His verses are not rugged, but they have no sweetness; they never glide in a stream of melody. Why Hammond or other writers have thought the quatrain of ten syllables elegiack, it is difficult to tell. The character of the elegy is gentleness and tenuity; but this stanza has been pronounced by Dryden, whose knowledge of English metre was not inconsiderable, to be the most magnificent of all the measures which our language affords.
SOMERVILE.
Of Mr.[45] Somervile’s life I am not able to say any thing that can satisfy curiosity.

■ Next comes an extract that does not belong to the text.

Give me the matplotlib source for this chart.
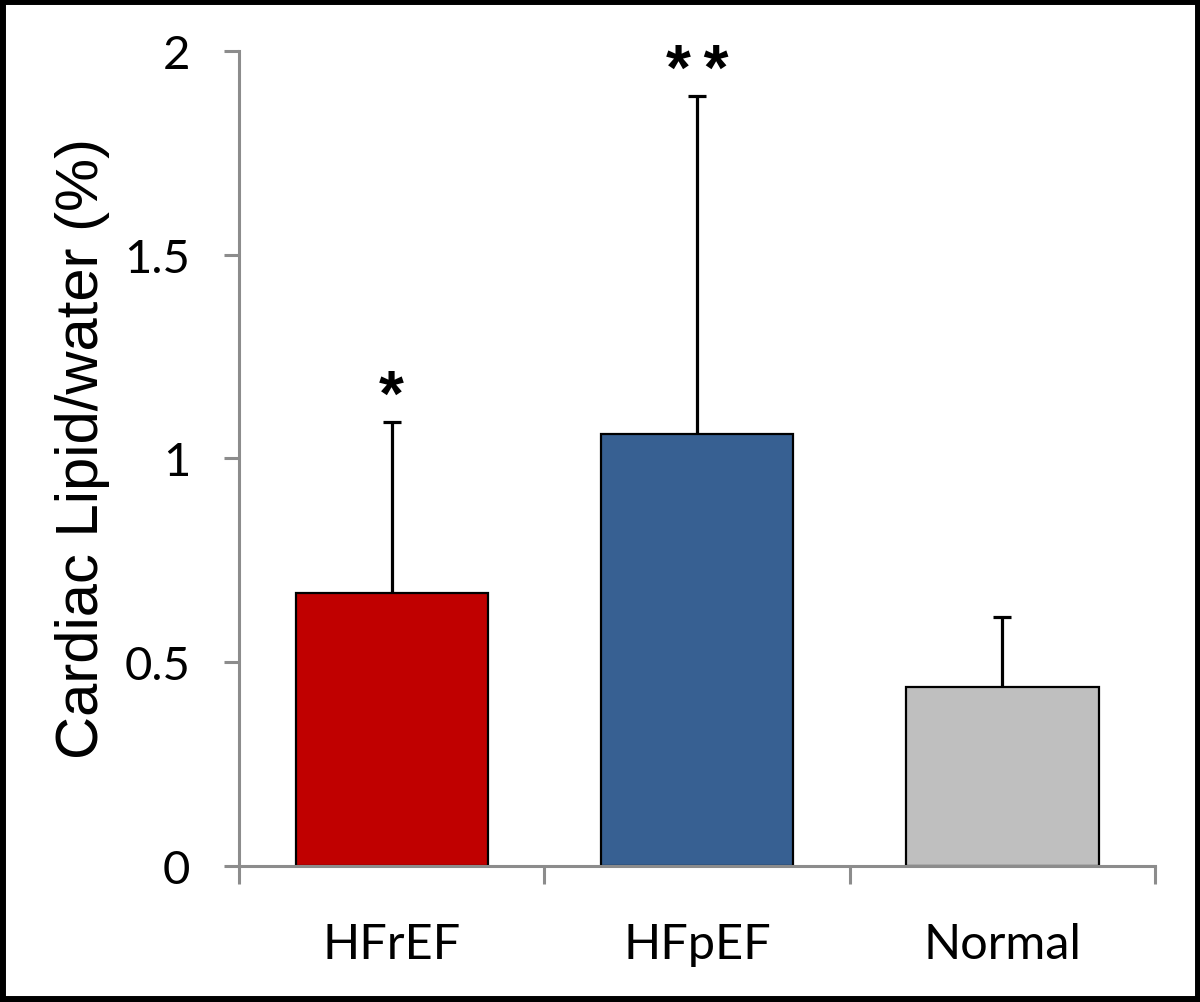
import matplotlib
matplotlib.use('Agg')
import matplotlib.pyplot as plt
import numpy as np

# data
groups = ['HFrEF', 'HFpEF', 'Normal']
means = [0.67, 1.06, 0.44]
errs = [0.42, 0.83, 0.17]
stars = ['*', '*\u2009*', '']
colors = ['#c00000', '#376092', '#bfbfbf']
yticks = [0, 0.5, 1, 1.5, 2]
ytick_labels = ['0', '0.5', '1', '1.5', '2']

fig = plt.figure(figsize=(12, 10.03), dpi=100)
ax = fig.add_axes([0.1992, 0.1356, 0.7633, 0.8126])

x = np.arange(len(groups))
tops = np.array(means) + np.array(errs)
ax.bar(x, means, width=0.63, color=colors, edgecolor='black', linewidth=1.6, zorder=2)
# only upper error bars, like the original
ax.vlines(x, means, tops, color='black', linewidth=2.3, zorder=3)
ax.hlines(tops, x - 0.03, x + 0.03, color='black', linewidth=2.3, zorder=3)

for xi, t, s in zip(x, tops, stars):
    if s:
        ax.text(xi, t - 0.015, s, ha='center', va='bottom', fontsize=46,
                fontweight='bold', family='Liberation Sans')

ax.set_xlim(-0.5, 2.5)
ax.set_ylim(0, 2)
ax.set_yticks(yticks)
ax.set_yticklabels(ytick_labels, fontsize=34, family='Lato')
ax.set_xticks([-0.5, 0.5, 1.5, 2.5])
ax.set_xticklabels([])
ax.set_xticks(x, minor=True)
ax.set_xticklabels(groups, minor=True, fontsize=35, family='Lato')
ax.tick_params(axis='x', which='minor', length=0, pad=40)
ax.tick_params(axis='x', which='major', length=13, width=2.2, color='#8c8c8c', direction='out')
ax.tick_params(axis='y', length=11, width=2.2, color='#8c8c8c', pad=24)

for side in ['top', 'right']:
    ax.spines[side].set_visible(False)
for side in ['left', 'bottom']:
    ax.spines[side].set_color('#8c8c8c')
    ax.spines[side].set_linewidth(2.2)

fig.text(0.069, 0.553, 'Cardiac Lipid/water (%)', rotation=90, ha='center', va='center',
         fontsize=43, family='Liberation Sans')

# black frame around the whole picture
fig.patches.append(plt.Rectangle((0.002, 0.003), 0.996, 0.995, transform=fig.transFigure,
                                 fill=False, edgecolor='black', linewidth=5))

fig.savefig('out.png', dpi=100)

He was a gentleman whose estate was in Warwickshire: his house, where he was born, in 1692, is called Edston, a seat inherited from a long line of ancestors; for he was said to be of the first family in his county. He tells of himself that he was born near the Avon’s banks. He was bred at Winchester-school, and was elected fellow of New college. It does not appear that in the places of his education he exhibited any uncommon proofs of genius or literature. His powers were first displayed in the country, where he was distinguished as a poet, a gentleman, and a skilful and useful justice of the peace.
Of the close of his life, those whom his poems have delighted will read with pain the following account, copied from the letters of his friend Shenstone, by whom he was too much resembled.
“—Our old friend Somervile is dead! I did not imagine I could have been so sorry as I find myself on this occasion: ‘Sublatum quærimus.’ I can now excuse all his foibles; impute them to age, and to distress of circumstances: the last of these considerations wrings my very soul to think on. For a man of high spirit, conscious of having, at least in one production, generally pleased the world, to be plagued and threatened by wretches that are low in every sense; to be forced to drink himself into pains of the body, in order to get rid of the pains of the mind, is a misery.”
He died July 19,1742, and was buried at Wotton, near Henley on Arden.
His distresses need not be much pitied: his estate is said to have been fifteen hundred a-year, which, by his death, devolved to lord Somervile, of Scotland. His mother, indeed, who lived till ninety, had a jointure of six hundred.